* REQUIRED TASK *
Extract only the first line of the listing and every line after it up to and including the one with "const INK = '#111'". Omit the pictures.

*** COLLECTED DATA

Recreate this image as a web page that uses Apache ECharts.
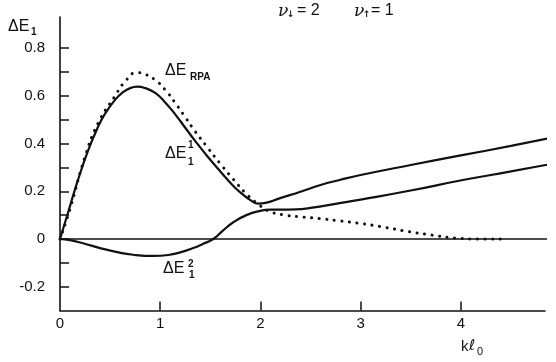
<!DOCTYPE html>
<html>
<head>
<meta charset="utf-8">
<script src="https://cdn.jsdelivr.net/npm/echarts@6/dist/echarts.min.js"></script>
<style>
  html, body { margin: 0; padding: 0; background: #fff; }
  #chart { width: 556px; height: 362px; }
</style>
</head>
<body>
<div id="chart"></div>
<script>
// kl0 values and energies
const e1x = [0, 0.08, 0.17, 0.28, 0.38, 0.45, 0.55, 0.62, 0.7, 0.77, 0.85, 0.95, 1.05, 1.15, 1.25, 1.35, 1.46, 1.6, 1.73, 1.82, 1.9, 1.98, 2.05, 2.19, 2.4, 2.6, 2.79, 3.0, 3.5, 4.0, 4.5, 4.95]
const e1y = [0, 0.11, 0.235, 0.37, 0.47, 0.525, 0.583, 0.612, 0.632, 0.638, 0.632, 0.612, 0.572, 0.522, 0.466, 0.41, 0.352, 0.283, 0.222, 0.188, 0.163, 0.148, 0.151, 0.17, 0.198, 0.226, 0.247, 0.268, 0.31, 0.35, 0.39, 0.428]

const e2x = [0, 0.1, 0.23, 0.4, 0.57, 0.73, 0.93, 1.08, 1.2, 1.33, 1.43, 1.53, 1.62, 1.73, 1.86, 2.0, 2.1, 2.2, 2.35, 2.5, 2.79, 3.0, 3.5, 4.02, 4.5, 4.95]
const e2y = [0, -0.005, -0.018, -0.038, -0.055, -0.066, -0.071, -0.067, -0.056, -0.038, -0.02, 0, 0.033, 0.07, 0.1, 0.118, 0.123, 0.123, 0.124, 0.13, 0.15, 0.165, 0.203, 0.247, 0.283, 0.318]

const rpaX = [0, 0.1, 0.25, 0.38, 0.55, 0.65, 0.765, 0.85, 0.95, 1.05, 1.15, 1.25, 1.35, 1.46, 1.6, 1.73, 1.85, 1.98, 2.1, 2.25, 2.4, 2.6, 2.77, 2.98, 3.2, 3.48, 3.7, 3.95, 4.2, 4.45]
const rpaY = [0, 0.125, 0.345, 0.485, 0.6, 0.66, 0.697, 0.69, 0.666, 0.625, 0.57, 0.51, 0.45, 0.39, 0.315, 0.25, 0.193, 0.145, 0.114, 0.1, 0.093, 0.085, 0.077, 0.066, 0.052, 0.031, 0.017, 0.004, 0, 0]

const zeroX = [0, 4.95]
const zeroY = [0, 0]

const xLabels = [0, 1, 2, 3, 4]
const xTicks = [1, 2, 3, 4]
const yLabels = [-0.2, 0, 0.2, 0.4, 0.6, 0.8]
const yTicks = [-0.2, -0.1, 0, 0.1, 0.2, 0.3, 0.4, 0.5, 0.6, 0.7, 0.8]

const zip = (xs, ys) => xs.map((x, i) => [x, ys[i]])

const FONT = '"Liberation Sans", Arial, sans-serif'
const INK = '#111'

function txt(x, y, text, size, extra) {
  return {
    type: 'text',
    x: x,
    y: y,
    style: Object.assign({
      text: text,
      fill: INK,
      font: size + 'px ' + FONT,
      textVerticalAlign: 'middle'
    }, extra || {})
  }
}

const chart = echarts.init(document.getElementById('chart'), null, { renderer: 'canvas' })

chart.setOption({
  backgroundColor: '#fff',
  animation: false,
  grid: {
    left: 60,
    right: 11,
    top: 17,
    bottom: 51.4,
    containLabel: false
  },
  xAxis: {
    type: 'value',
    min: 0,
    max: 4.84,
    splitLine: { show: false },
    axisLine: { onZero: false, lineStyle: { color: INK, width: 1.6 } },
    axisTick: {
      inside: true,
      length: 9,
      customValues: xTicks,
      lineStyle: { color: INK, width: 1.5 }
    },
    axisLabel: {
      customValues: xLabels,
      margin: 6,
      color: INK,
      fontSize: 15,
      fontFamily: FONT
    }
  },
  yAxis: {
    type: 'value',
    min: -0.3,
    max: 0.93,
    splitLine: { show: false },
    axisLine: { onZero: false, lineStyle: { color: INK, width: 1.6 } },
    axisTick: {
      inside: true,
      length: 9,
      customValues: yTicks,
      lineStyle: { color: INK, width: 1.5 }
    },
    axisLabel: {
      customValues: yLabels,
      margin: 15,
      color: INK,
      fontSize: 15,
      fontFamily: FONT,
      formatter: v => (Math.abs(v) < 1e-9 ? '0' : v.toFixed(1))
    }
  },
  series: [
    {
      name: 'zero',
      type: 'line',
      data: zip(zeroX, zeroY),
      symbol: 'none',
      clip: false,
      lineStyle: { color: INK, width: 1.3 }
    },
    {
      name: 'ΔE1^1',
      type: 'line',
      data: zip(e1x, e1y),
      symbol: 'none',
      smooth: 0.5,
      clip: false,
      lineStyle: { color: INK, width: 2.2 }
    },
    {
      name: 'ΔE1^2',
      type: 'line',
      data: zip(e2x, e2y),
      symbol: 'none',
      smooth: 0.5,
      clip: false,
      lineStyle: { color: INK, width: 2.2 }
    },
    {
      name: 'ΔE_RPA',
      type: 'line',
      data: zip(rpaX, rpaY),
      symbol: 'none',
      smooth: 0.5,
      clip: false,
      lineStyle: { color: INK, width: 3, type: [0.1, 7.5], cap: 'round' }
    }
  ],
  graphic: [
    // y axis name
    txt(8, 27, 'ΔE', 16),
    txt(31, 32, '1', 10, { font: 'bold 10px ' + FONT }),
    // top annotation
    txt(278, 12, 'ν', 17, { font: 'italic 17px "DejaVu Serif", serif' }),
    txt(287, 15, '↓', 9, { font: 'bold 9px "DejaVu Sans", sans-serif' }),
    txt(297, 11, '= 2', 16),
    txt(354, 12, 'ν', 17, { font: 'italic 17px "DejaVu Serif", serif' }),
    txt(363, 15, '↑', 9, { font: 'bold 9px "DejaVu Sans", sans-serif' }),
    txt(371, 11, '= 1', 16),
    // RPA label
    txt(165, 71, 'ΔE', 16),
    txt(190, 77, 'RPA', 10, { font: 'bold 10px ' + FONT }),
    // ΔE1^1 label
    txt(165, 154, 'ΔE', 16),
    txt(188, 145, '1', 10, { font: 'bold 10px ' + FONT }),
    txt(188, 162, '1', 10, { font: 'bold 10px ' + FONT }),
    // ΔE1^2 label
    txt(163, 269, 'ΔE', 16),
    txt(188, 264, '2', 10, { font: 'bold 10px ' + FONT }),
    txt(189, 275, '1', 10, { font: 'bold 10px ' + FONT }),
    // x axis name
    txt(461, 347, 'k', 15),
    txt(469, 346, 'ℓ', 15, { font: '15px "DejaVu Sans", sans-serif' }),
    txt(477, 352, '0', 11)
  ]
})
</script>
</body>
</html>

******

* THE OUTPUT *
Recreate this image as a web page that uses Apache ECharts.
<!DOCTYPE html>
<html>
<head>
<meta charset="utf-8">
<script src="https://cdn.jsdelivr.net/npm/echarts@6/dist/echarts.min.js"></script>
<style>
  html, body { margin: 0; padding: 0; background: #fff; }
  #chart { width: 556px; height: 362px; }
</style>
</head>
<body>
<div id="chart"></div>
<script>
// kl0 values and energies
const e1x = [0, 0.08, 0.17, 0.28, 0.38, 0.45, 0.55, 0.62, 0.7, 0.77, 0.85, 0.95, 1.05, 1.15, 1.25, 1.35, 1.46, 1.6, 1.73, 1.82, 1.9, 1.98, 2.05, 2.19, 2.4, 2.6, 2.79, 3.0, 3.5, 4.0, 4.5, 4.95]
const e1y = [0, 0.11, 0.235, 0.37, 0.47, 0.525, 0.583, 0.612, 0.632, 0.638, 0.632, 0.612, 0.572, 0.522, 0.466, 0.41, 0.352, 0.283, 0.222, 0.188, 0.163, 0.148, 0.151, 0.17, 0.198, 0.226, 0.247, 0.268, 0.31, 0.35, 0.39, 0.428]

const e2x = [0, 0.1, 0.23, 0.4, 0.57, 0.73, 0.93, 1.08, 1.2, 1.33, 1.43, 1.53, 1.62, 1.73, 1.86, 2.0, 2.1, 2.2, 2.35, 2.5, 2.79, 3.0, 3.5, 4.02, 4.5, 4.95]
const e2y = [0, -0.005, -0.018, -0.038, -0.055, -0.066, -0.071, -0.067, -0.056, -0.038, -0.02, 0, 0.033, 0.07, 0.1, 0.118, 0.123, 0.123, 0.124, 0.13, 0.15, 0.165, 0.203, 0.247, 0.283, 0.318]

const rpaX = [0, 0.1, 0.25, 0.38, 0.55, 0.65, 0.765, 0.85, 0.95, 1.05, 1.15, 1.25, 1.35, 1.46, 1.6, 1.73, 1.85, 1.98, 2.1, 2.25, 2.4, 2.6, 2.77, 2.98, 3.2, 3.48, 3.7, 3.95, 4.2, 4.45]
const rpaY = [0, 0.125, 0.345, 0.485, 0.6, 0.66, 0.697, 0.69, 0.666, 0.625, 0.57, 0.51, 0.45, 0.39, 0.315, 0.25, 0.193, 0.145, 0.114, 0.1, 0.093, 0.085, 0.077, 0.066, 0.052, 0.031, 0.017, 0.004, 0, 0]

const zeroX = [0, 4.95]
const zeroY = [0, 0]

const xLabels = [0, 1, 2, 3, 4]
const xTicks = [1, 2, 3, 4]
const yLabels = [-0.2, 0, 0.2, 0.4, 0.6, 0.8]
const yTicks = [-0.2, -0.1, 0, 0.1, 0.2, 0.3, 0.4, 0.5, 0.6, 0.7, 0.8]

const zip = (xs, ys) => xs.map((x, i) => [x, ys[i]])

const FONT = '"Liberation Sans", Arial, sans-serif'
const INK = '#111'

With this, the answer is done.